DVD-GAN: Deepmind's New Model Generates Realistic Videos

Researchers from Google Deepmind have proposed a novel method for efficiently generating videos using a deep neural network.

In their paper, named “Efficient Video Generation on Complex Datasets”, researchers led by Aidan Clark, describe their method based on Generative Adversarial Networks. The proposed method – DVD-GAN (Dual Video Discriminator) GAN is able to synthesize realistic new videos with a length of up to 48 frames and a resolution of 256×256.

The idea behind DVD-GAN is to employ a large- image generation model such as BigGAN for generating video frames. In order to do this, researchers proposed several techniques for accelerating training of BigGAN model and scaling it to video generation.

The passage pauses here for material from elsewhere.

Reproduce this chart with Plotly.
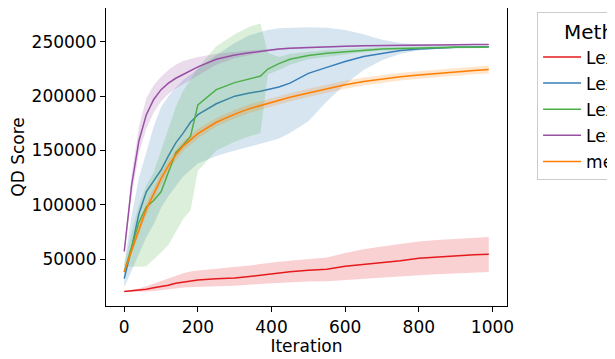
import plotly.graph_objects as go

iteration = [0, 20, 40, 60, 80, 100, 120, 140, 160, 180, 200, 250, 300, 340, 370, 390,
             420, 450, 500, 550, 600, 650, 700, 750, 800, 850, 900, 950, 990]

methods = ["Lexicase", "Lex-DS", "Lex-ES", "Lex-EQ", "me-es"]
colors = ["#e41a1c", "#377eb8", "#4daf4a", "#984ea3", "#ff7f00"]
fills = ["rgba(228,26,28,0.2)", "rgba(55,126,184,0.2)", "rgba(77,175,74,0.2)",
         "rgba(152,78,163,0.2)", "rgba(255,127,0,0.2)"]

red_mean = [20100, 20700, 21300, 22300, 23500, 24500, 26000, 27800, 29000, 30000, 30800, 31800, 32500, 34000, 35200, 36200,
            37000, 38300, 39800, 40600, 43500, 45000, 46500, 48500, 50800, 52000, 53200, 54000, 54500]
red_hi = [20600, 21500, 23000, 25000, 27500, 30000, 32500, 35000, 37000, 38500, 39500, 41000, 42300, 44000, 45500, 46500,
          47500, 48500, 50000, 51500, 55500, 59000, 61500, 63500, 66200, 67500, 68500, 69500, 70300]
red_lo = [19600, 19700, 19900, 20200, 20600, 21000, 22000, 23000, 23800, 24300, 24500, 25000, 25500, 26300, 27000, 27500,
          28000, 28800, 29300, 29500, 30900, 32000, 33000, 34000, 35000, 36000, 37000, 37500, 38000]

blue_mean = [32000, 60000, 92000, 112000, 122000, 132000, 145000, 157000, 166000, 176000, 183000, 193000, 200000, 203000, 204500, 206000,
             208500, 212000, 221000, 226500, 232000, 236500, 239500, 242000, 243500, 244500, 245000, 245300, 245600]
blue_hi = [45000, 90000, 125000, 148000, 172000, 190000, 200000, 208000, 215000, 220000, 225000, 238000, 249000, 256000, 259000, 261000,
           262500, 263000, 263500, 263000, 261000, 257000, 252000, 249000, 247500, 246800, 246500, 246300, 246200]
blue_lo = [24000, 40000, 55000, 70000, 82000, 97000, 108000, 117000, 126000, 132000, 138000, 145000, 150000, 153500, 156000, 158000,
           161000, 166000, 177000, 195000, 211000, 224000, 233000, 239000, 242000, 243500, 244300, 244800, 245000]

green_mean = [38000, 60000, 84000, 98000, 104000, 112000, 130000, 148000, 155000, 163000, 192000, 206000, 212500, 216000, 218500, 225000,
              230000, 234000, 237500, 239500, 241000, 242500, 243500, 244000, 244500, 244800, 245000, 245100, 245200]
green_hi = [45000, 75000, 100000, 118000, 130000, 150000, 172000, 190000, 205000, 216000, 226000, 246000, 257000, 264000, 267000, 240000,
            236000, 239000, 241000, 242500, 243500, 244500, 245000, 245500, 246000, 246000, 246200, 246300, 246300]
green_lo = [43000, 43000, 43000, 43500, 50000, 56000, 63000, 75000, 87000, 95000, 131000, 150000, 158000, 163000, 166000, 220000,
            224000, 229000, 234000, 236500, 238500, 240500, 242000, 242800, 243300, 243700, 244000, 244200, 244300]

purple_mean = [57000, 118000, 159000, 183000, 197000, 206000, 212000, 216500, 220000, 223500, 227000, 234000, 238000, 240000, 241500, 242500,
               243500, 244200, 245000, 245500, 246000, 246500, 246800, 247000, 247200, 247300, 247400, 247500, 247500]
purple_hi = [60000, 128000, 172000, 198000, 210000, 218000, 224000, 229000, 232500, 234500, 236000, 239000, 241000, 242000, 242800, 243500,
             244400, 245000, 245700, 246100, 246600, 247100, 247400, 247600, 247800, 247900, 248000, 248100, 248100]
purple_lo = [54000, 108000, 148000, 170000, 185000, 195000, 202000, 207000, 211000, 215000, 219000, 229000, 235000, 238000, 240000, 241300,
             242500, 243400, 244300, 244900, 245400, 245900, 246200, 246400, 246600, 246700, 246800, 246900, 246900]

orange_mean = [38600, 58000, 78000, 96000, 110000, 124000, 136000, 146000, 154000, 160000, 165500, 176000, 183500, 188500, 191500, 193500,
               196000, 199000, 203000, 207000, 210500, 213500, 216000, 218000, 219500, 221000, 222500, 223700, 224500]
orange_hi = [40100, 62000, 83000, 101500, 115500, 129500, 141000, 151000, 158500, 164500, 170000, 180000, 187500, 192500, 195500, 197500,
             200000, 202800, 206800, 210800, 214200, 217100, 219500, 221500, 223000, 224500, 226000, 227200, 228000]
orange_lo = [37100, 54000, 73000, 90500, 104500, 118500, 131000, 141000, 149500, 155500, 161000, 172000, 179500, 184500, 187500, 189500,
             192000, 195200, 199200, 203200, 206800, 209900, 212500, 214500, 216000, 217500, 219000, 220200, 221000]

means = [red_mean, blue_mean, green_mean, purple_mean, orange_mean]
highs = [red_hi, blue_hi, green_hi, purple_hi, orange_hi]
lows = [red_lo, blue_lo, green_lo, purple_lo, orange_lo]

fig = go.Figure()
for name, c, fc, m, hi, lo in zip(methods, colors, fills, means, highs, lows):
    fig.add_trace(go.Scatter(x=iteration + iteration[::-1], y=hi + lo[::-1], fill="toself",
                             fillcolor=fc, line=dict(width=0), mode="lines",
                             legendgroup=name, showlegend=False, hoverinfo="skip"))
    fig.add_trace(go.Scatter(x=iteration, y=m, mode="lines", name=name, legendgroup=name,
                             line=dict(color=c, width=1.5)))

axis_style = dict(showgrid=False, zeroline=False, showline=True, linecolor="black", linewidth=1.2,
                  mirror=True, ticks="outside", ticklen=5, tickcolor="black", tickwidth=1.2,
                  tickfont=dict(size=17, color="black"))

# page body has an 8px margin, so the figure is a bit smaller than the window
fig.update_layout(
    width=607, height=351,
    margin=dict(l=98, r=108, t=0, b=53, autoexpand=False),
    plot_bgcolor="white", paper_bgcolor="white",
    font=dict(family="DejaVu Sans", size=17, color="black"),
    xaxis=dict(range=[-49.5, 1039.5], tickvals=[0, 200, 400, 600, 800, 1000],
               title=dict(text="Iteration", font=dict(size=17), standoff=2), **axis_style),
    yaxis=dict(range=[6800, 281200], tickvals=[50000, 100000, 150000, 200000, 250000],
               tickformat="d",
               title=dict(text="QD Score", font=dict(size=17), standoff=8), **axis_style),
    legend=dict(x=1.075, y=0.985, xanchor="left", yanchor="top",
                title=dict(text="Method", side="top center"),
                bgcolor="rgba(255,255,255,0.8)", bordercolor="#cccccc", borderwidth=1,
                tracegroupgap=1, font=dict(size=17), itemwidth=38),
)

fig.write_html("out.html")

Since video generation differs greatly from image generation in the sense of the requirement of temporal consistency, researchers designed a specific architecture that will be able to take care of this. The proposed DVD-GAN employs self-attention and Recurrent Neural Network (RNN) units as well as a dual discriminator architecture to deal with the temporal dimension. The two discriminators are a spatial discriminator, which critiques the frame content and a temporal discriminator which critiques the motion i.e. forces the generator to generate movements of objects within several frames.

This kind of architecture helped researchers obtain a method that can generate realistic videos. The method was evaluated on the tasks of video synthesis and class-conditional video synthesis. Researchers showed that the method achieves state-of-the-art results on the Kinetics-600 dataset (for Frechet Inception score) and also state-of-the-art results UCF-101 (for Inception score).